Dans les années 2000, le cinéma de Burton se résumait à peu près à la profanation de mythologies chatoyantes (Roald Dahl, Lewis Caroll, le folklore anglais), intégrées sans chichis à son propre système. Une logique tayloriste, en somme : l’ancien grouillot viré de chez Disney pour inadaptation a finalement fondé sa propre usine, appliquant à chaque modèle le même trait, les mêmes gammes de couleur, le même charisme deppien. Adaptation d’un soap à succès des années 60, Dark shadows marque de ce côté un tournant inattendu. Son long générique automnal survole un patelin du Maine, sur fond de Moody Blues et à travers les yeux d’une héroïne socialement marquée : alors que Burton n’arrivait plus à filmer l’ordinaire, englué qu’il était dans la fantaisie chocolatée (Charlie et la chocolaterie), il renoue avec une certaine observation du réel.

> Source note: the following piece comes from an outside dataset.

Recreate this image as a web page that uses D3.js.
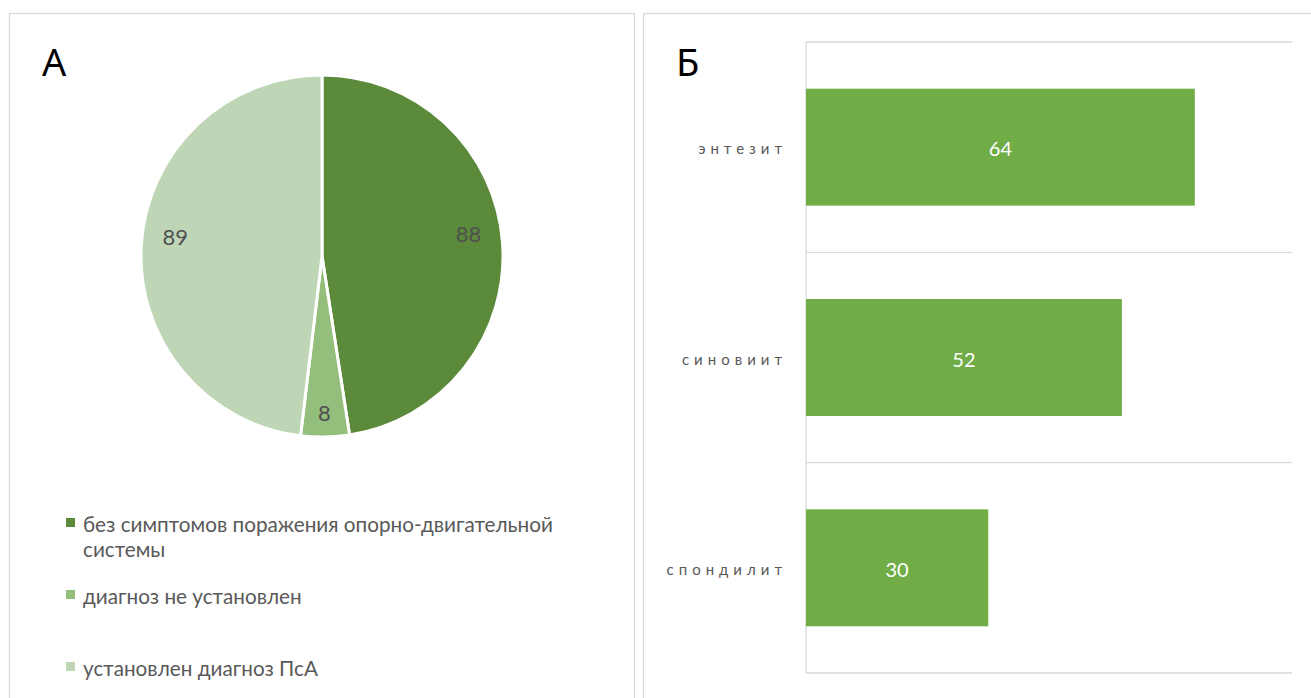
<!DOCTYPE html>
<html><head><meta charset="utf-8">
<script src="https://cdn.jsdelivr.net/npm/d3@7"></script>
<style>body{margin:0;background:#fff;}svg{display:block;}</style>
</head><body>
<svg id="c" width="1311" height="698"></svg>
<script>
// Panel A (pie)
const pieCategories = ["без симптомов поражения опорно-двигательной системы", "диагноз не установлен", "установлен диагноз ПсА"];
const pieValues = [88, 8, 89];
const pieColors = ["#5A8A3A", "#93BE7B", "#BED6B6"];
const legendLines = [["без симптомов поражения опорно-двигательной", "системы"], ["диагноз не установлен"], ["установлен диагноз ПсА"]];
// Panel Б (bars)
const barCategories = ["энтезит", "синовиит", "спондилит"];
const barValues = [64, 52, 30];
const barColor = "#70AD47";

const svg = d3.select("#c");
const FONT = "Lato, 'Open Sans', sans-serif";

// panel frames
svg.append("rect").attr("x", 9.5).attr("y", 13.5).attr("width", 625).attr("height", 700)
  .attr("fill", "none").attr("stroke", "#d9d9d9").attr("stroke-width", 1.3);
svg.append("rect").attr("x", 643.5).attr("y", 13.5).attr("width", 700).attr("height", 700)
  .attr("fill", "none").attr("stroke", "#d9d9d9").attr("stroke-width", 1.3);

// panel letters
svg.append("text").attr("x", 42).attr("y", 76).text("А")
  .attr("font-family", "'Noto Sans', sans-serif").attr("font-size", 38).attr("fill", "#000");
svg.append("text").attr("x", 676).attr("y", 76).text("Б")
  .attr("font-family", "'Noto Sans', sans-serif").attr("font-size", 38).attr("fill", "#000");

// ---- Pie ----
const cx = 322, cy = 256, R = 181;
const pie = d3.pie().sort(null).value(d => d)(pieValues);
const arc = d3.arc().innerRadius(0).outerRadius(R);
const labelArc = d3.arc().innerRadius(147).outerRadius(147);
const gp = svg.append("g").attr("transform", `translate(${cx},${cy})`);
gp.selectAll("path").data(pie).join("path")
  .attr("d", arc).attr("fill", (d, i) => pieColors[i])
  .attr("stroke", "#fff").attr("stroke-width", 3).attr("stroke-linejoin", "round");
gp.selectAll("text").data(pie).join("text")
  .attr("transform", d => { const c = labelArc.centroid(d); return `translate(${c[0]},${c[1] + (d.index === 1 ? 10 : -11)})`; })
  .attr("text-anchor", "middle").attr("dominant-baseline", "central")
  .attr("font-family", FONT).attr("font-size", 22).attr("fill", "#505050")
  .text(d => d.data);

// ---- Legend ----
const legendY = [532, 604, 676];
const lg = svg.append("g");
legendLines.forEach((lines, i) => {
  lg.append("rect").attr("x", 66).attr("y", legendY[i] - 14).attr("width", 9).attr("height", 9).attr("fill", pieColors[i]);
  lines.forEach((ln, j) => {
    lg.append("text").attr("class", "lgt").attr("x", 83).attr("y", legendY[i] + j * 25)
      .attr("font-family", FONT).attr("font-size", 19).attr("fill", "#595959").text(ln);
  });
});
// fit legend font size so the longest line spans the reference width
const first = lg.select(".lgt").node();
const w = first.getComputedTextLength();
const fs = 19 * 470 / w;
lg.selectAll(".lgt").attr("font-size", fs);

// ---- Bars ----
const x0 = 806, x1 = 1292, y0 = 42, y1 = 673;
const x = d3.scaleLinear().domain([0, 80]).range([x0, x1]);
const y = d3.scaleBand().domain(barCategories).range([y0, y1]).paddingInner(0.444).paddingOuter(0.222);
const gb = svg.append("g");
// gridlines at category boundaries
const bounds = d3.range(barCategories.length + 1).map(i => y0 + i * y.step());
gb.selectAll("line.grid").data(bounds).join("line").attr("class", "grid")
  .attr("x1", x0).attr("x2", x1).attr("y1", d => d).attr("y2", d => d)
  .attr("stroke", "#d9d9d9").attr("stroke-width", 1.3);
gb.append("line").attr("x1", x0).attr("x2", x0).attr("y1", y0).attr("y2", y1)
  .attr("stroke", "#d9d9d9").attr("stroke-width", 1.3);
gb.selectAll("rect").data(barValues).join("rect")
  .attr("x", x(0)).attr("y", (d, i) => y(barCategories[i]))
  .attr("width", d => x(d) - x(0)).attr("height", y.bandwidth()).attr("fill", barColor);
gb.selectAll("text.val").data(barValues).join("text").attr("class", "val")
  .attr("x", d => (x(0) + x(d)) / 2).attr("y", (d, i) => y(barCategories[i]) + y.bandwidth() / 2 + 1)
  .attr("text-anchor", "middle").attr("dominant-baseline", "central")
  .attr("font-family", FONT).attr("font-size", 20).attr("fill", "#fff").text(d => d);
// category labels
gb.selectAll("text.cat").data(barCategories).join("text").attr("class", "cat")
  .attr("x", 787).attr("y", d => y(d) + y.bandwidth() / 2 + 1)
  .attr("text-anchor", "end").attr("dominant-baseline", "central")
  .attr("font-family", FONT).attr("font-size", 15).attr("letter-spacing", "5px")
  .attr("fill", "#595959").text(d => d);
</script>
</body></html>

Un canevas fantastique vient tout de même faire concurrence : pour avoir trop couru la gueuse, Barnabas Collins, riche bellâtre du XVIIIe, est changé en vampire, puis déterré par erreur en 1972. Amorçant le jeu entre imagerie gothique et modernité seventies qui fera tout le sel du film, Burton conclut la scène d’exhumation sur la silhouette spectrale de Collins, surplombée par l’enseigne fluorescente du Mc Do d’en face. Au-delà du gag, il y a dans ce plan, et dans quelques autres, une réelle entreprise de remise en cause, sinon de sabotage, du premier degré dans lequel s’était enlisé Burton ces dix dernières années. Alors que les codes vaguement expressionnistes de Sleepy hollow étaient attendus de pied ferme (le prologue en a tous les atours), un vent nouveau s’invite dans l’oeuvre, y sème la zizanie en faisant dialoguer deux formes de kitsch : celui d’une Amérique en transition, entre tweed grisonnant et bariolages du flower power, et celui du gothique burtonien lui-même. Burton s’amuse pour la première fois de son propre mauvais goût : il appuie la morphologie à la Max Schreck de son poulain, l’invite à forcer son phrasé précieux d’aristo georgien. Tout se passe comme s’il cherchait à rendre sa subversion à son style, embourgeoisé depuis que l’establishment hollywoodien, en l’adoubant, l’a amputé de sa cruauté. Celle-ci est ravivée ici et là, notamment lors d’une scène où la goule réac’ pulvérise en deux coups de canines l’éthique d’un groupe de hippies. On n’est pas loin du ricanement doucement cauchemardeux de La Triste fin du petit enfant huître.

Epouvante en bois sur fond d’achalandage vintage, de petite sociologie du kitsch, voilà donc le programme de Dark shadows. Il renvoie directement au Burton des années 90 – et surtout à Edward au mains d’argent, dont le film est une sorte de remake inversé : du monstre échevelé, Depp passe au vampire griffu, recueilli par une famille de névrotiques aux choix vestimentaires discutables. Si Burton martèle un peu fort le clivage entre la culture antédiluvienne de Barnabas et les marqueurs chronologiques des années 70 (macramé, permanentes orangeâtres, prémisses du heavy metal, tout y passe), il exerce plus que jamais son acuité de gamin surdoué, capable de défigurer le monde adulte d’un coup de crayon. On l’avait oublié tant son cinéma s’était enfermé dans des imaginaires parfois en toc, mais Burton sait faire preuve d’une redoutable précision entomologique lorsqu’il croque l’humanité. Beetlejuice, Edward, Dark shadows, il n’y a d’ailleurs là qu’une seule obsession sociale, une seule et même histoire : celle de marginaux livides appelés à vivre une histoire d’amour inavouable, seuls contre une majorité toute en couleurs criardes. A peu de choses près (cette fâcheuse tendance à la vignette), Burton réconciliait les vampires avec le grand romantisme.